September 15, 2010
It always seems that no matter the era in tennis, there is always a second banana around to give the top player some headaches. Unlike previous generations, however, it's becoming increasingly hard to pick out which will go down as the better tennis player when it is all said and done, Roger Federer or Rafael Nadal.
For now it would be Federer, who holds the record for Grand Slam wins with 16, but with Nadal's win on Monday at the U.S. Open, it seems that the 24-year-old Spaniard is creeping up the record books. With his ability to dominate on clay and his recent success on hard courts, could Nadal catch Federer's 16 Grand Slams before his career completes?
Someone looking at the numbers might answer with a very quick "yes." Nadal is only 24 and has won nine slams. That's more than Federer had at this point in his career, and it seems that Rafa is just learning how to win on some of these different surfaces as he continues to up his service speed and make some of his passing shots nearly unhittable.
Also, and it might sound strange to say this with Federer still looming at Grand Slams, but like Roger during his greatest runs, there isn't really anyone that really can match up to Nadal's skill right now.

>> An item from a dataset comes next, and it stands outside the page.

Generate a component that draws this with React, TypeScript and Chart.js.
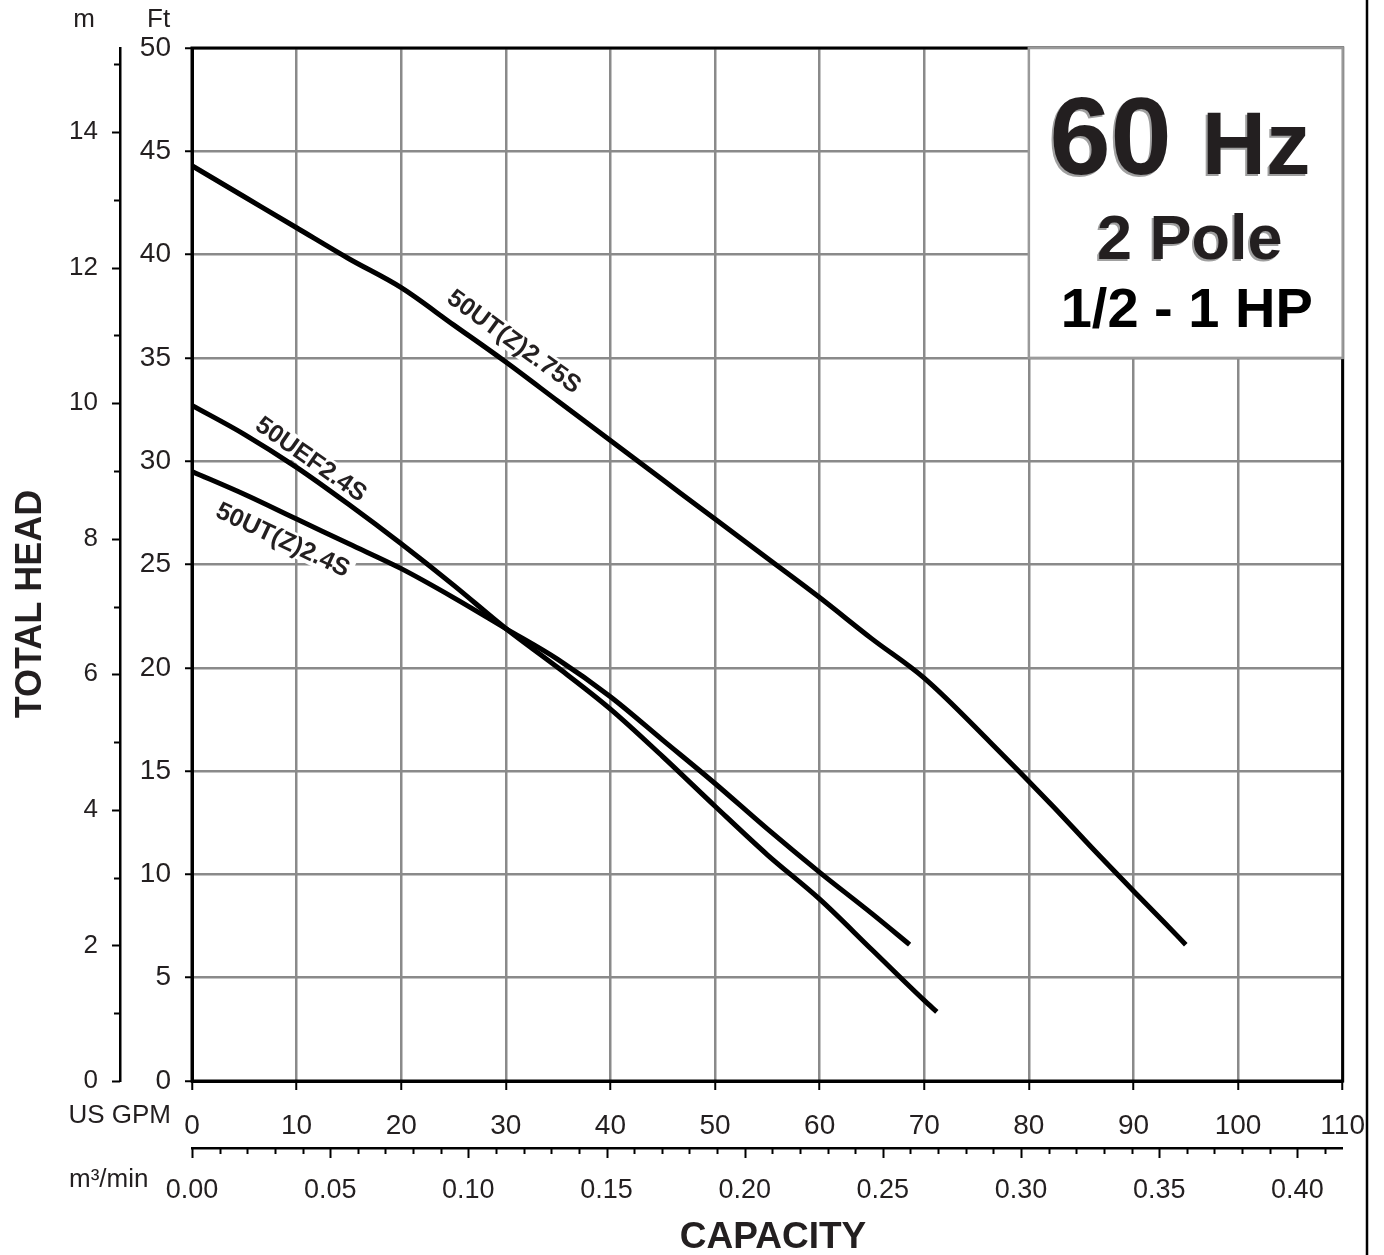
import React, { useEffect, useRef } from 'react';
import { Chart, registerables } from 'chart.js';

Chart.register(...registerables);

// ---------- data ----------
const FT_PER_M = 3.28084;
const M3MIN_PER_GPM = 0.00378541;

const gpmMin = 0;
const gpmMax = 110;
const ftMin = 0;
const ftMax = 50;

const gpm275 = [0, 5, 10, 15, 20, 25, 30, 35, 40, 45, 50, 55, 60, 65, 70, 76.3, 82.3, 86, 90, 93, 95];
const head275 = [44.3, 42.8, 41.3, 39.8, 38.4, 36.6, 34.8, 32.9, 31.0, 29.1, 27.2, 25.3, 23.4, 21.4, 19.5, 16.4, 13.3, 11.3, 9.2, 7.65, 6.6];

const gpmUEF = [0, 5, 10, 15, 20, 25, 30, 35, 40, 45, 50, 55, 60, 65, 70, 71.2];
const headUEF = [32.7, 31.3, 29.7, 27.9, 26.0, 24.0, 21.9, 20.0, 18.0, 15.7, 13.3, 10.95, 8.8, 6.35, 3.9, 3.35];

const gpm24 = [0, 5, 10, 15, 20, 25, 30, 35, 40, 45, 50, 55, 60, 65, 68.6];
const head24 = [29.5, 28.4, 27.2, 26.0, 24.8, 23.4, 21.9, 20.4, 18.6, 16.5, 14.4, 12.2, 10.1, 8.1, 6.6];

const seriesNames = ['50UT(Z)2.75S', '50UEF2.4S', '50UT(Z)2.4S'];
// label anchors in data units (GPM, ft) and rotation in degrees
const labelGpm = [30.8, 11.4, 8.7];
const labelFt = [35.8, 30.1, 26.2];
const labelAngle = [36, 35, 25];

const ftStep = 5;
const gpmStep = 10;
const mStep = 1;
const m3Step = 0.01;

const boxTitle = ['60', 'Hz', '2 Pole', '1/2 - 1 HP'];
const boxCorner = { gpm: 80, ft: 35 };

const FONT = "'Liberation Sans', Arial, Helvetica, sans-serif";
const TEXT = '#231f20';
const GRID = '#8a8a8a';

const toPts = (xs: number[], ys: number[]) => xs.map((x, i) => ({ x, y: ys[i] }));

const decor = {
  id: 'decor',
  beforeDatasetsDraw(chart: any) {
    const { ctx, scales } = chart;
    const xs = scales.x;
    const ys = scales.y;
    seriesNames.forEach((name, i) => {
      const px = xs.getPixelForValue(labelGpm[i]);
      const py = ys.getPixelForValue(labelFt[i]);
      ctx.save();
      ctx.translate(px, py);
      ctx.rotate((labelAngle[i] * Math.PI) / 180);
      ctx.font = `bold 25px ${FONT}`;
      const w = ctx.measureText(name).width;
      ctx.fillStyle = '#fff';
      ctx.fillRect(-w / 2 - 4, -12, w + 8, 24);
      ctx.fillStyle = TEXT;
      ctx.textAlign = 'center';
      ctx.textBaseline = 'middle';
      ctx.fillText(name, 0, 1);
      ctx.restore();
    });
  },
  afterDatasetsDraw(chart: any) {
    const { ctx, chartArea, scales } = chart;
    const xs = scales.x;
    const ys = scales.y;
    // plot frame
    ctx.save();
    ctx.strokeStyle = '#000';
    ctx.lineWidth = 3;
    ctx.strokeRect(chartArea.left, chartArea.top, chartArea.right - chartArea.left, chartArea.bottom - chartArea.top);
    ctx.restore();

    // title box
    const bl = xs.getPixelForValue(boxCorner.gpm);
    const bb = ys.getPixelForValue(boxCorner.ft);
    const bt = chartArea.top;
    const br = chartArea.right;
    ctx.save();
    ctx.fillStyle = '#fff';
    ctx.fillRect(bl, bt, br - bl, bb - bt);
    ctx.strokeStyle = '#9a9a9a';
    ctx.lineWidth = 2.5;
    ctx.strokeRect(bl, bt, br - bl, bb - bt);
    const cx = (bl + br) / 2;
    const drawShadowed = (txt: string, x: number, y: number, font: string, align: CanvasTextAlign) => {
      ctx.font = font;
      ctx.textAlign = align;
      ctx.textBaseline = 'alphabetic';
      ctx.fillStyle = '#a0a0a0';
      ctx.fillText(txt, x - 2, y + 2);
      ctx.fillStyle = TEXT;
      ctx.fillText(txt, x, y);
    };
    drawShadowed(boxTitle[0], cx - 14, bt + 126, `bold 110px ${FONT}`, 'right');
    drawShadowed(boxTitle[1], cx + 16, bt + 126, `bold 89px ${FONT}`, 'left');
    drawShadowed(boxTitle[2], cx + 4, bt + 211, `bold 63px ${FONT}`, 'center');
    ctx.font = `bold 56px ${FONT}`;
    ctx.textAlign = 'center';
    ctx.fillStyle = '#000';
    ctx.fillText(boxTitle[3], cx + 1, bt + 279);
    ctx.restore();
  },
  afterDraw(chart: any) {
    const { ctx, scales, height } = chart;
    const ym = scales.yM;
    const x2 = scales.x2;
    ctx.save();
    ctx.strokeStyle = '#000';
    ctx.lineWidth = 2;
    // metre axis ticks
    ym.ticks.forEach((t: any) => {
      const py = Math.round(ym.getPixelForValue(t.value)) + 0.5;
      const major = Math.round(t.value) % 2 === 0;
      const len = major ? 8 : 6;
      ctx.beginPath();
      ctx.moveTo(ym.right - len, py);
      ctx.lineTo(ym.right, py);
      ctx.stroke();
    });
    // m3/min axis ticks
    x2.ticks.forEach((t: any) => {
      const px = Math.round(x2.getPixelForValue(t.value)) + 0.5;
      const k = Math.round(t.value * 100);
      const len = k % 5 === 0 ? 10 : 6;
      ctx.beginPath();
      ctx.moveTo(px, x2.top);
      ctx.lineTo(px, x2.top + len);
      ctx.stroke();
    });

    // unit labels
    ctx.fillStyle = TEXT;
    ctx.font = `26px ${FONT}`;
    ctx.textBaseline = 'alphabetic';
    ctx.textAlign = 'center';
    ctx.fillText('m', 84, 27);
    ctx.textAlign = 'left';
    ctx.fillText('Ft', 147, 27);
    ctx.font = `26px ${FONT}`;
    ctx.textAlign = 'right';
    ctx.fillText('US GPM', 171, 1123);
    ctx.textAlign = 'left';
    ctx.fillText('m³/min', 69, 1187);

    // axis titles
    ctx.font = `bold 36px ${FONT}`;
    ctx.textAlign = 'center';
    ctx.textBaseline = 'middle';
    ctx.save();
    ctx.translate(31, 604);
    ctx.rotate(-Math.PI / 2);
    ctx.fillText('TOTAL HEAD', 0, 0);
    ctx.restore();
    ctx.font = `bold 37px ${FONT}`;
    ctx.fillText('CAPACITY', 773, 1238);

    // page border line on the right
    ctx.lineWidth = 2.5;
    ctx.beginPath();
    ctx.moveTo(1367, 0);
    ctx.lineTo(1367, height);
    ctx.stroke();
    ctx.restore();
  },
};

export default function App() {
  const ref = useRef<HTMLCanvasElement | null>(null);

  useEffect(() => {
    if (!ref.current) return;
    Chart.defaults.font.family = FONT;
    const lineStyle = {
      borderColor: '#000',
      backgroundColor: '#000',
      borderWidth: 5,
      pointRadius: 0,
      fill: false,
      cubicInterpolationMode: 'monotone',
    };
    const chart = new Chart(ref.current, {
      type: 'line',
      data: {
        datasets: [
          { label: seriesNames[0], data: toPts(gpm275, head275), ...lineStyle },
          { label: seriesNames[1], data: toPts(gpmUEF, headUEF), ...lineStyle },
          { label: seriesNames[2], data: toPts(gpm24, head24), ...lineStyle },
        ],
      },
      options: {
        responsive: false,
        animation: false,
        devicePixelRatio: 1,
        layout: { padding: { top: 48, right: 41, left: 0, bottom: 0 } },
        plugins: { legend: { display: false }, tooltip: { enabled: false } },
        scales: {
          x: {
            type: 'linear',
            position: 'bottom',
            weight: 0,
            min: gpmMin,
            max: gpmMax,
            afterFit: (s: any) => { s.height = 67; },
            grid: { color: GRID, lineWidth: 2.5, tickColor: '#000', tickLength: 9, tickWidth: 2 },
            border: { color: '#000', width: 3 },
            ticks: { stepSize: gpmStep, color: TEXT, font: { size: 28 }, padding: 19, maxRotation: 0, autoSkip: false },
          },
          x2: {
            type: 'linear',
            position: 'bottom',
            weight: 1,
            min: gpmMin * M3MIN_PER_GPM,
            max: gpmMax * M3MIN_PER_GPM,
            afterFit: (s: any) => { s.height = 107; },
            grid: { display: false },
            border: { color: '#000', width: 2.5 },
            ticks: {
              stepSize: m3Step,
              includeBounds: false,
              autoSkip: false,
              maxRotation: 0,
              minRotation: 0,
              color: TEXT,
              font: { size: 27 },
              padding: 18,
              callback: (v: any) => {
                const k = Math.round(Number(v) * 100);
                return k % 5 === 0 ? (k / 100).toFixed(2) : '';
              },
            },
          },
          y: {
            type: 'linear',
            position: 'left',
            weight: 0,
            min: ftMin,
            max: ftMax,
            afterFit: (s: any) => { s.width = 72; },
            grid: { color: GRID, lineWidth: 2.5, tickColor: '#000', tickLength: 7, tickWidth: 2 },
            border: { color: '#000', width: 3 },
            ticks: { stepSize: ftStep, color: TEXT, font: { size: 28 }, padding: 14, autoSkip: false },
          },
          yM: {
            type: 'linear',
            position: 'left',
            weight: 1,
            min: ftMin / FT_PER_M,
            max: ftMax / FT_PER_M,
            afterFit: (s: any) => { s.width = 120; },
            grid: { display: false },
            border: { color: '#000', width: 2.5 },
            ticks: {
              stepSize: mStep,
              includeBounds: false,
              autoSkip: false,
              color: TEXT,
              font: { size: 26 },
              padding: 14,
              callback: (v: any) => {
                const k = Math.round(Number(v));
                return k % 2 === 0 ? String(k) : '';
              },
            },
          },
        },
      },
      plugins: [decor],
    } as any);
    return () => chart.destroy();
  }, []);

  return (
    <div style={{ position: 'absolute', left: 0, top: 0, width: 1384, height: 1255, background: '#fff' }}>
      <canvas ref={ref} width={1384} height={1255} style={{ display: 'block' }} />
    </div>
  );
}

Sure, Federer is still a great player, but he isn't the same guy he was two years ago, and Novak Djokovic, while talented in his own right, doesn't seem to be the type of player to truly challenge Nadal in a big match. That leaves us with a handful of players that might be able to take down Rafa if they're playing well and he has a bad day, but truthfully he should breeze through any and all the other opponents.
The flip side to this argument is the looming knee issue with Nadal. Sure, he's 24, but he seems to be fitted with knees from someone in their 40s, and it will continue to be a problem as his career trudges forward. Another injury here or there and he could miss a couple of great opportunities for Grand Slam wins, and as we all know, a tennis player's window to win gets smaller and smaller with each passing tournament.
Also, if Nadal does have to miss a Slam, that leaves Federer with a chance to add more to his 16 wins, meaning the chance to overtake him would be an even steeper climb for Nadal.
No matter, you know it's a good time for men's tennis when you're forced to debate who might go down as the best tennis player ever, and they're both playing at the time.